- What needs to be done:
Quote all of the data that follows exactly as written, skipping the images.

+-------+

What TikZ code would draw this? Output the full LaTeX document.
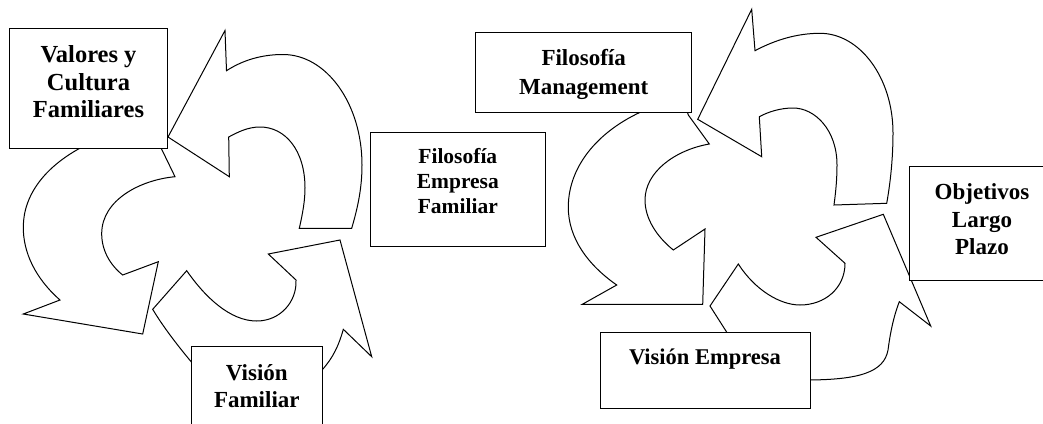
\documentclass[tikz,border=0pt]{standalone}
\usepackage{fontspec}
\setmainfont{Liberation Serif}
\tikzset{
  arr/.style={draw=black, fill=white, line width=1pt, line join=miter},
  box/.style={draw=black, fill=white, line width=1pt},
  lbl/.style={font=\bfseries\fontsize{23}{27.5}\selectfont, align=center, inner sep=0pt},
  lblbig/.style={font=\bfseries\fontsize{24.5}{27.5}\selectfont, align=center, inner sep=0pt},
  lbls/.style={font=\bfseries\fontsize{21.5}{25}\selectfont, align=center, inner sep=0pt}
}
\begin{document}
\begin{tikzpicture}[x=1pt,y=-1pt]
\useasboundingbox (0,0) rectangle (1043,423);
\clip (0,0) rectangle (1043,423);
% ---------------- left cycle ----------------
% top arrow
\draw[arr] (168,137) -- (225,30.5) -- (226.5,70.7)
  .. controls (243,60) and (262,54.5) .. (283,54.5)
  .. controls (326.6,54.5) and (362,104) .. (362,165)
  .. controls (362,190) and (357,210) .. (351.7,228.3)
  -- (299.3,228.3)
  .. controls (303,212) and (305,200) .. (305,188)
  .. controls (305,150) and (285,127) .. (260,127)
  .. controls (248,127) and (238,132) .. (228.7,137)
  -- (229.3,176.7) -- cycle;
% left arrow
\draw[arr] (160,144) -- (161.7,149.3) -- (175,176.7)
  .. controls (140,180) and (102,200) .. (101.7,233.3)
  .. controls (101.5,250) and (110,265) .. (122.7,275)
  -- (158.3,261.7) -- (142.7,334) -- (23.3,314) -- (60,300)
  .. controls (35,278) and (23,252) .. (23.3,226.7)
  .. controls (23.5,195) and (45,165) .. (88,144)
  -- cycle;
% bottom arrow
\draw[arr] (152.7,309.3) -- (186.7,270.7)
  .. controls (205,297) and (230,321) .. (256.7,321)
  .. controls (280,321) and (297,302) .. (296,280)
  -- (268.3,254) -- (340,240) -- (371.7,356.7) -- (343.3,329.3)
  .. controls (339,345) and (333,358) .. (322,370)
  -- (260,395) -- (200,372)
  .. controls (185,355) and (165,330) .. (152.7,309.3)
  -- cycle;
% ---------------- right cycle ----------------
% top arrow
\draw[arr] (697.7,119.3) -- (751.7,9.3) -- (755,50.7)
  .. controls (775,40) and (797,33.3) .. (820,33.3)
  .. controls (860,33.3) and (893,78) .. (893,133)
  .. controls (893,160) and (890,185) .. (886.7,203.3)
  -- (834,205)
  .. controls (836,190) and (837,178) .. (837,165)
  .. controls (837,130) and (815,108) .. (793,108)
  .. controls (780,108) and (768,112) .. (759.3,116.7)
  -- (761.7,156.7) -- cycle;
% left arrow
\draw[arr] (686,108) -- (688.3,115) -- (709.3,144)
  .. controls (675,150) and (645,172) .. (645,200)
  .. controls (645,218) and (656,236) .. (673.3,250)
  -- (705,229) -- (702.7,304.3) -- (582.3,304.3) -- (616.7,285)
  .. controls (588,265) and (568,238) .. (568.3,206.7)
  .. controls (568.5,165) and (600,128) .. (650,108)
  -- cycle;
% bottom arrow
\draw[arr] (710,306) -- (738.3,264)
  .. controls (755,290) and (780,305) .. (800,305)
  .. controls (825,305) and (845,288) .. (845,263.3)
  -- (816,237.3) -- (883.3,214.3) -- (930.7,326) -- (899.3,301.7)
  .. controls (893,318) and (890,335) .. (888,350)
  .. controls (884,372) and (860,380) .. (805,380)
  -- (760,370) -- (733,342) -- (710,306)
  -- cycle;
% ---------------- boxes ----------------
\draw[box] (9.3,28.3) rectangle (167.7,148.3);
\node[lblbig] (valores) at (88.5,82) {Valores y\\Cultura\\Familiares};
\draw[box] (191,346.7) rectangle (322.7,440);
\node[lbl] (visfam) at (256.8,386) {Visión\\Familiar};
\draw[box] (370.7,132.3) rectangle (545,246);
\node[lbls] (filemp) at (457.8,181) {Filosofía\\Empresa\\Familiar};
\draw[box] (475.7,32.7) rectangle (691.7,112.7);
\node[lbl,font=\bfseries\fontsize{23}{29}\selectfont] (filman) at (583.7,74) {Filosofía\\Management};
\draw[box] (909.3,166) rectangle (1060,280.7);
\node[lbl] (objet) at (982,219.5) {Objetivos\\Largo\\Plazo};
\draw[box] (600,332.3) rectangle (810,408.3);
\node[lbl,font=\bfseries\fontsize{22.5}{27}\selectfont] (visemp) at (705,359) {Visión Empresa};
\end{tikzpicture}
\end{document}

+-------+

- Full response:
What TikZ code would draw this? Output the full LaTeX document.
\documentclass[tikz,border=0pt]{standalone}
\usepackage{fontspec}
\setmainfont{Liberation Serif}
\tikzset{
  arr/.style={draw=black, fill=white, line width=1pt, line join=miter},
  box/.style={draw=black, fill=white, line width=1pt},
  lbl/.style={font=\bfseries\fontsize{23}{27.5}\selectfont, align=center, inner sep=0pt},
  lblbig/.style={font=\bfseries\fontsize{24.5}{27.5}\selectfont, align=center, inner sep=0pt},
  lbls/.style={font=\bfseries\fontsize{21.5}{25}\selectfont, align=center, inner sep=0pt}
}
\begin{document}
\begin{tikzpicture}[x=1pt,y=-1pt]
\useasboundingbox (0,0) rectangle (1043,423);
\clip (0,0) rectangle (1043,423);
% ---------------- left cycle ----------------
% top arrow
\draw[arr] (168,137) -- (225,30.5) -- (226.5,70.7)
  .. controls (243,60) and (262,54.5) .. (283,54.5)
  .. controls (326.6,54.5) and (362,104) .. (362,165)
  .. controls (362,190) and (357,210) .. (351.7,228.3)
  -- (299.3,228.3)
  .. controls (303,212) and (305,200) .. (305,188)
  .. controls (305,150) and (285,127) .. (260,127)
  .. controls (248,127) and (238,132) .. (228.7,137)
  -- (229.3,176.7) -- cycle;
% left arrow
\draw[arr] (160,144) -- (161.7,149.3) -- (175,176.7)
  .. controls (140,180) and (102,200) .. (101.7,233.3)
  .. controls (101.5,250) and (110,265) .. (122.7,275)
  -- (158.3,261.7) -- (142.7,334) -- (23.3,314) -- (60,300)
  .. controls (35,278) and (23,252) .. (23.3,226.7)
  .. controls (23.5,195) and (45,165) .. (88,144)
  -- cycle;
% bottom arrow
\draw[arr] (152.7,309.3) -- (186.7,270.7)
  .. controls (205,297) and (230,321) .. (256.7,321)
  .. controls (280,321) and (297,302) .. (296,280)
  -- (268.3,254) -- (340,240) -- (371.7,356.7) -- (343.3,329.3)
  .. controls (339,345) and (333,358) .. (322,370)
  -- (260,395) -- (200,372)
  .. controls (185,355) and (165,330) .. (152.7,309.3)
  -- cycle;
% ---------------- right cycle ----------------
% top arrow
\draw[arr] (697.7,119.3) -- (751.7,9.3) -- (755,50.7)
  .. controls (775,40) and (797,33.3) .. (820,33.3)
  .. controls (860,33.3) and (893,78) .. (893,133)
  .. controls (893,160) and (890,185) .. (886.7,203.3)
  -- (834,205)
  .. controls (836,190) and (837,178) .. (837,165)
  .. controls (837,130) and (815,108) .. (793,108)
  .. controls (780,108) and (768,112) .. (759.3,116.7)
  -- (761.7,156.7) -- cycle;
% left arrow
\draw[arr] (686,108) -- (688.3,115) -- (709.3,144)
  .. controls (675,150) and (645,172) .. (645,200)
  .. controls (645,218) and (656,236) .. (673.3,250)
  -- (705,229) -- (702.7,304.3) -- (582.3,304.3) -- (616.7,285)
  .. controls (588,265) and (568,238) .. (568.3,206.7)
  .. controls (568.5,165) and (600,128) .. (650,108)
  -- cycle;
% bottom arrow
\draw[arr] (710,306) -- (738.3,264)
  .. controls (755,290) and (780,305) .. (800,305)
  .. controls (825,305) and (845,288) .. (845,263.3)
  -- (816,237.3) -- (883.3,214.3) -- (930.7,326) -- (899.3,301.7)
  .. controls (893,318) and (890,335) .. (888,350)
  .. controls (884,372) and (860,380) .. (805,380)
  -- (760,370) -- (733,342) -- (710,306)
  -- cycle;
% ---------------- boxes ----------------
\draw[box] (9.3,28.3) rectangle (167.7,148.3);
\node[lblbig] (valores) at (88.5,82) {Valores y\\Cultura\\Familiares};
\draw[box] (191,346.7) rectangle (322.7,440);
\node[lbl] (visfam) at (256.8,386) {Visión\\Familiar};
\draw[box] (370.7,132.3) rectangle (545,246);
\node[lbls] (filemp) at (457.8,181) {Filosofía\\Empresa\\Familiar};
\draw[box] (475.7,32.7) rectangle (691.7,112.7);
\node[lbl,font=\bfseries\fontsize{23}{29}\selectfont] (filman) at (583.7,74) {Filosofía\\Management};
\draw[box] (909.3,166) rectangle (1060,280.7);
\node[lbl] (objet) at (982,219.5) {Objetivos\\Largo\\Plazo};
\draw[box] (600,332.3) rectangle (810,408.3);
\node[lbl,font=\bfseries\fontsize{22.5}{27}\selectfont] (visemp) at (705,359) {Visión Empresa};
\end{tikzpicture}
\end{document}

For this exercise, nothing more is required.